Beef industry leaders from Canada, United States, and Mexico are meeting in San Antonio, Texas this week at the National Cattlemen’s Beef Association (NCBA) Cattle Industry Convention. Representatives from all three countries discussed the progress on ratifying the United States-Mexico-Canada Agreement.
With Mexico and the U.S. ratifying the deal, Canada is the lone country left to ratify, and that process has finally begun.
The purpose of the trilateral beef leaders meeting at the NCBA meeting every year is to work on common issues among the three countries. Wednesday’s meeting was opened with an update from the Canadian Cattlemen’s Association on Canada’s timeline to ratify.
“We updated the groups on the impact of the Canadian election and the timeline to potentially be approved in the house in February and the Senate by late March,” says John Masswohl of the CCA, in an interview from the convention floor.
From the cattle perspective, Masswohl does not see any implementation roadblocks as the deal “essentially locks in what we already had and liked in NAFTA.” There is not a whole lot that changed, really, but time is still of the essence.
According to Masswohl, “If we did not get moving on the new one (USMCA) that the chances increased they would rip up the old one (NAFTA),” which was a threat of the (U.S.) president throughout the talks, on top of the Sec 232 tariffs.

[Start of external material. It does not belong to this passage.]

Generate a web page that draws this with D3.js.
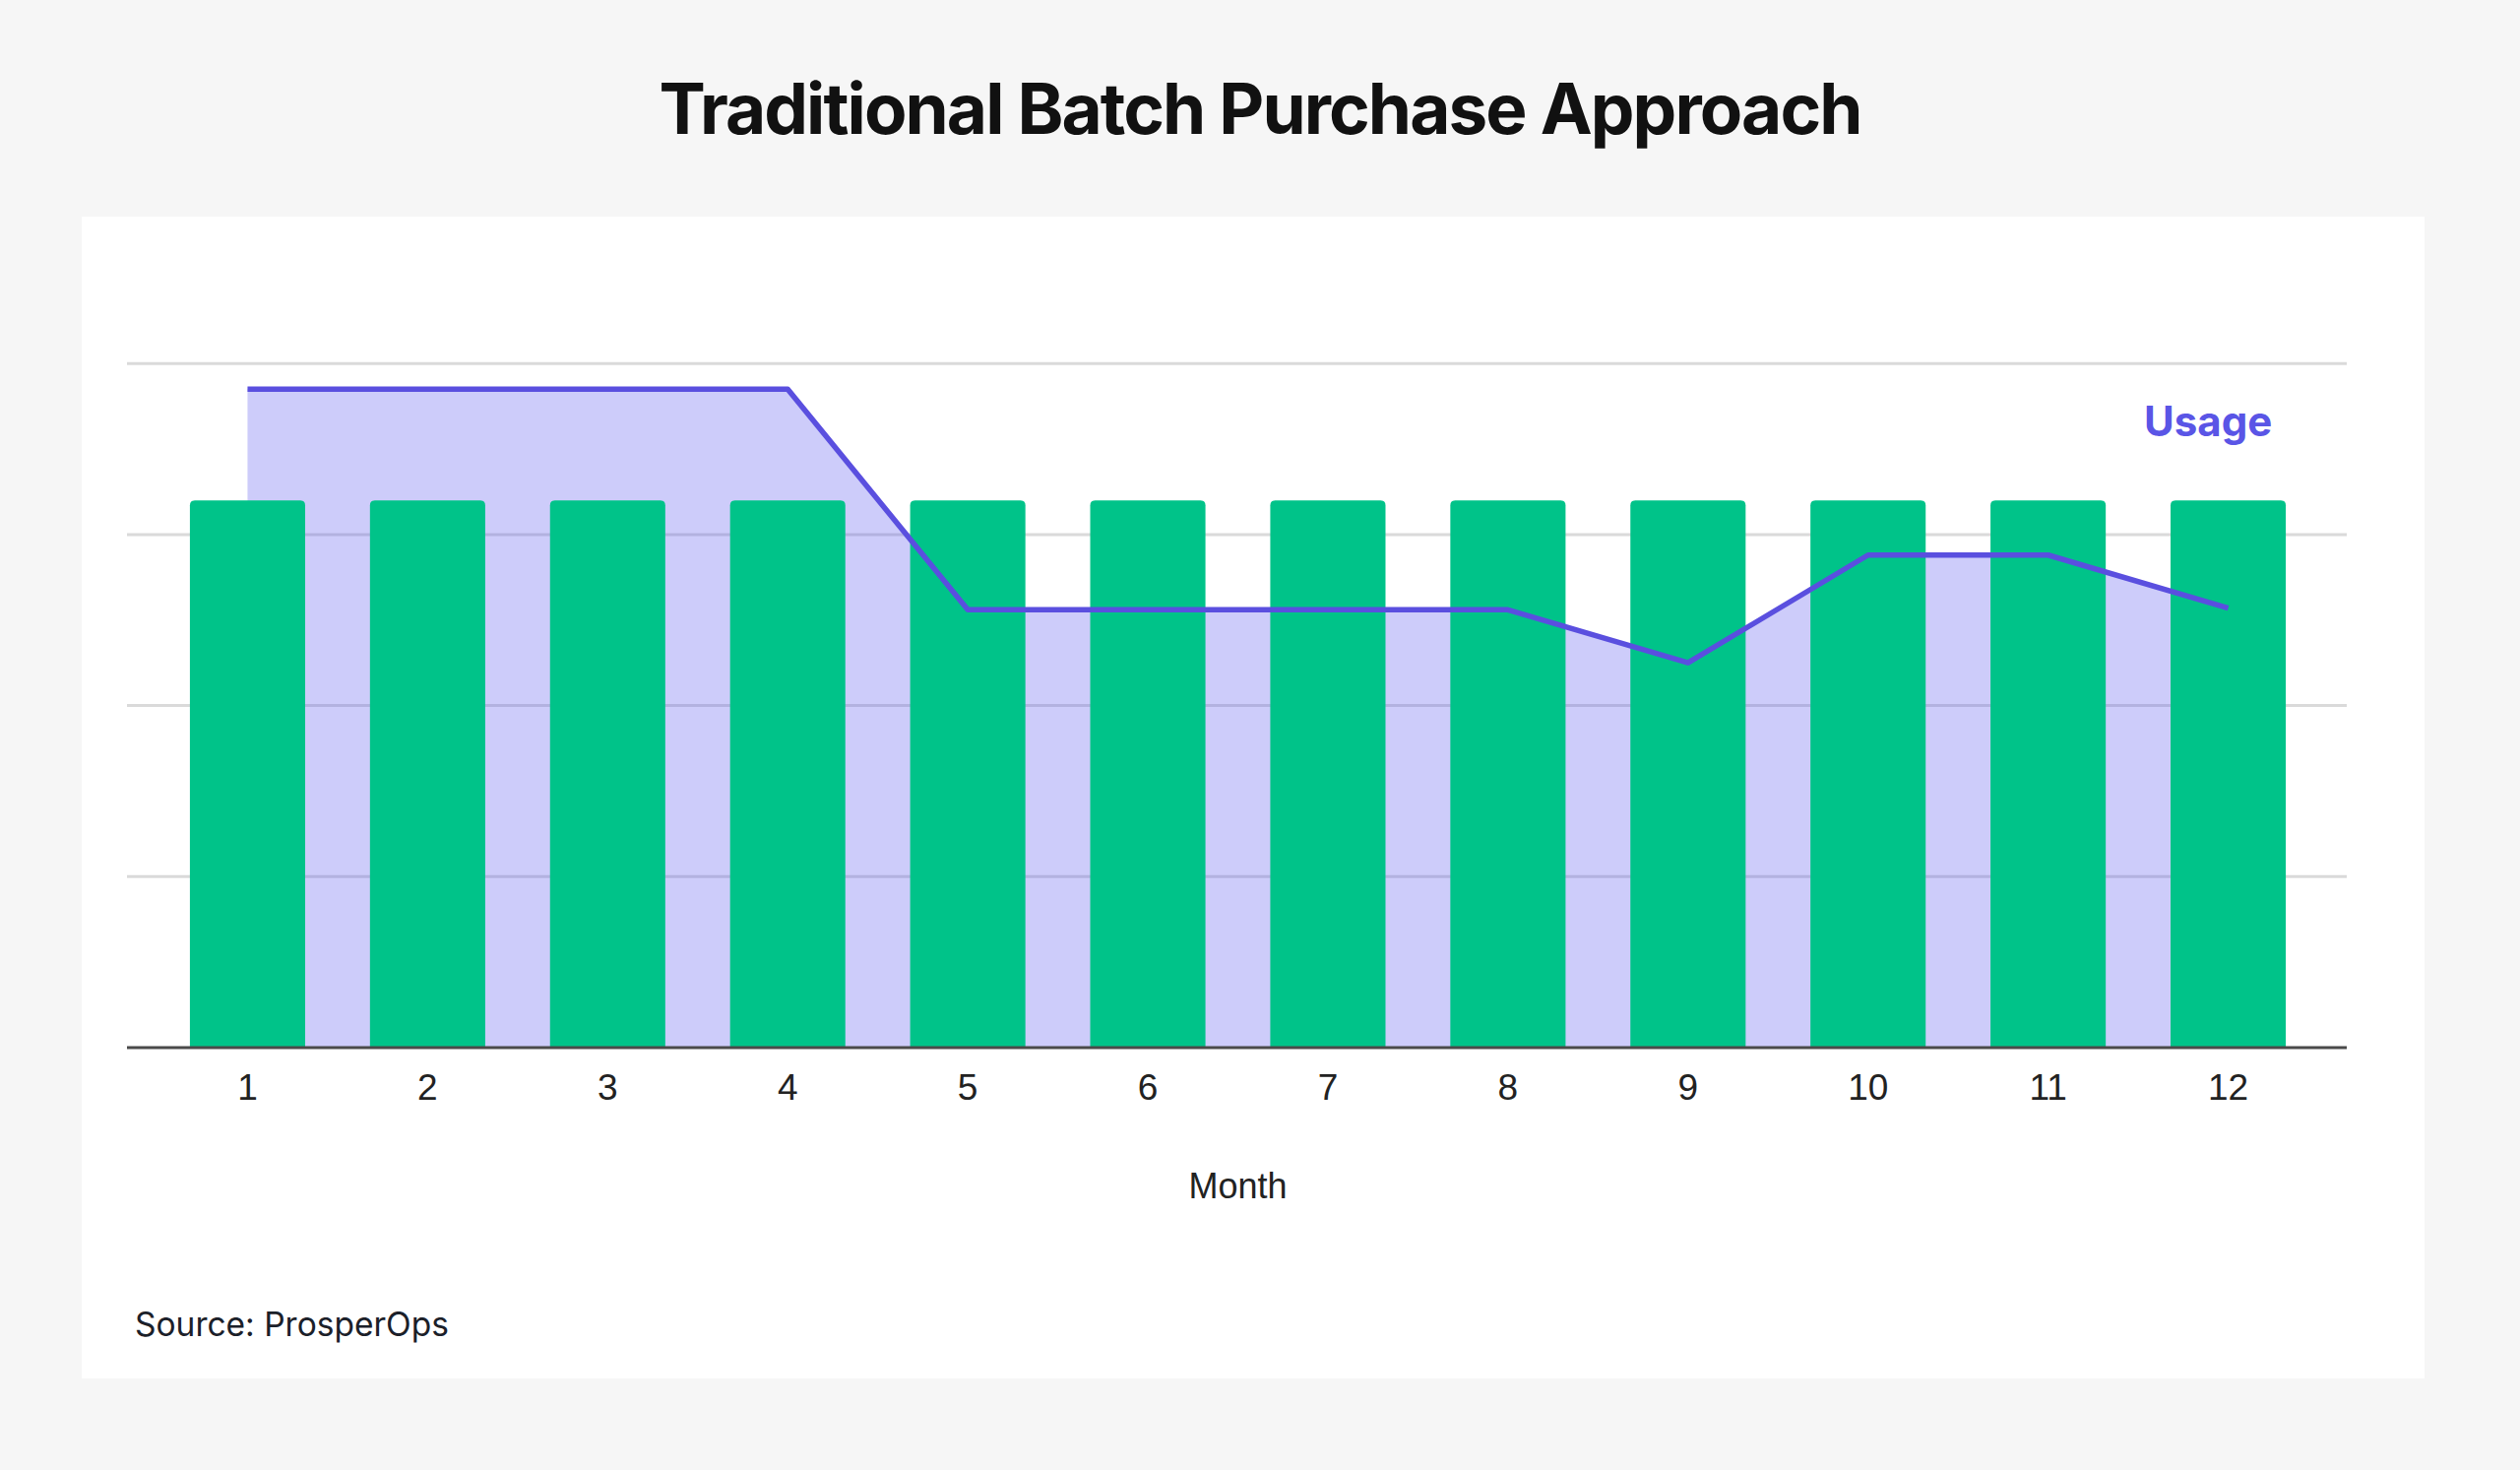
<!DOCTYPE html>
<html>
<head>
<meta charset="utf-8">
<script src="https://cdn.jsdelivr.net/npm/d3@7"></script>
<style>
  html, body { margin: 0; padding: 0; background: #f6f6f6; }
  svg { display: block; }
</style>
</head>
<body>
<svg id="chart" width="2560" height="1493"></svg>
<script>
// ---- data ----
const months = ["1","2","3","4","5","6","7","8","9","10","11","12"];
const commitment = [3.2,3.2,3.2,3.2,3.2,3.2,3.2,3.2,3.2,3.2,3.2,3.2];
const usage = [3.85,3.85,3.85,3.85,2.56,2.56,2.56,2.56,2.25,2.88,2.88,2.57];
const gridValues = [1,2,3,4];
const titleText = "Traditional Batch Purchase Approach";
const xAxisTitle = "Month";
const seriesLabel = "Usage";
const sourceText = "Source: ProsperOps";

const svg = d3.select("#chart");

// page background + panel
svg.append("rect").attr("x",0).attr("y",0).attr("width",2560).attr("height",1493).attr("fill","#f6f6f6");
svg.append("rect").attr("x",83).attr("y",220).attr("width",2380).attr("height",1180).attr("fill","#ffffff");

// title
svg.append("text")
  .attr("x",1280).attr("y",136)
  .attr("text-anchor","middle")
  .attr("font-family","Inter, 'Noto Sans', sans-serif")
  .attr("font-weight",700)
  .attr("font-size",71)
  .attr("letter-spacing",-1.9)
  .attr("fill","#111111")
  .text(titleText);

// scales
const x = d3.scaleBand().domain(months).range([160,2355]).paddingInner(0.36).paddingOuter(0.18);
const y = d3.scaleLinear().domain([0,4]).range([1064,369.2]);
const cx = d => x(d) + x.bandwidth()/2;

// gridlines
svg.append("g").selectAll("line").data(gridValues).join("line")
  .attr("x1",129).attr("x2",2384)
  .attr("y1",d=>y(d)).attr("y2",d=>y(d))
  .attr("stroke","#dadada").attr("stroke-width",3);

// usage area
const area = d3.area().x((d,i)=>cx(months[i])).y0(y(0)).y1(d=>y(d));
svg.append("path").datum(usage).attr("d",area)
  .attr("fill","#5b57f0").attr("fill-opacity",0.3);

// bars (rounded top corners only)
svg.append("g").selectAll("path").data(commitment).join("path")
  .attr("d",(d,i)=>{
    const x0 = x(months[i]), w = x.bandwidth(), y0 = y(d), yb = y(0), r = 5;
    return `M${x0},${yb}V${y0+r}Q${x0},${y0} ${x0+r},${y0}H${x0+w-r}Q${x0+w},${y0} ${x0+w},${y0+r}V${yb}Z`;
  })
  .attr("fill","#00c389");

// usage line
const line = d3.line().x((d,i)=>cx(months[i])).y(d=>y(d));
svg.append("path").datum(usage).attr("d",line)
  .attr("fill","none").attr("stroke","#5a4fdf").attr("stroke-width",5.5)
  .attr("stroke-linejoin","round");

// x axis
const xAxis = d3.axisBottom(x).tickSize(0).tickPadding(0);
const gx = svg.append("g").attr("transform",`translate(0,${y(0)})`).call(xAxis);
gx.select(".domain").remove();
gx.selectAll("text")
  .attr("y",53)
  .attr("dy",0)
  .attr("font-family","'Liberation Sans', Arial, sans-serif")
  .attr("font-size",37)
  .attr("fill","#222222");
svg.append("line")
  .attr("x1",129).attr("x2",2384).attr("y1",y(0)).attr("y2",y(0))
  .attr("stroke","#4a4a4a").attr("stroke-width",3);

// axis title
svg.append("text")
  .attr("x",(x.range()[0]+x.range()[1])/2).attr("y",1217)
  .attr("text-anchor","middle")
  .attr("font-family","'Liberation Sans', Arial, sans-serif")
  .attr("font-size",36)
  .attr("fill","#222222")
  .text(xAxisTitle);

// series label
svg.append("text")
  .attr("x",2178).attr("y",443)
  .attr("font-family","Inter, 'Noto Sans', sans-serif")
  .attr("font-weight",700)
  .attr("font-size",42)
  .attr("fill","#5a55e6")
  .text(seriesLabel);

// source
svg.append("text")
  .attr("x",137).attr("y",1357)
  .attr("font-family","Inter, 'Noto Sans', sans-serif")
  .attr("font-size",33.5)
  .attr("fill","#1b2029")
  .text(sourceText);
</script>
</body>
</html>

Top of mind for the industry is also mandatory country of origin labelling (COOL). “They do not want to go back to mandatory COOL at NCBA but other groups are constantly pushing for it.” he says. “Having said that there are some concerns, such as if beef is imported into the U.S. in a box and undergoes processing at a USDA federally approved facility it can be labelled as ‘product of the U.S.’ That’s a concern. If it was happening in Canada we would be concerned. The U.S. does not have the minimal processing requirements for labelling that Canada has in place to guard against this kind of labelling practices.”
There is a proposal being considered from the Oregon Cattlemen’s Association to look at some sort of source verification procedure. Canadian officials are supportive of source verification but want to ensure they’ve fully considered unintended consequences.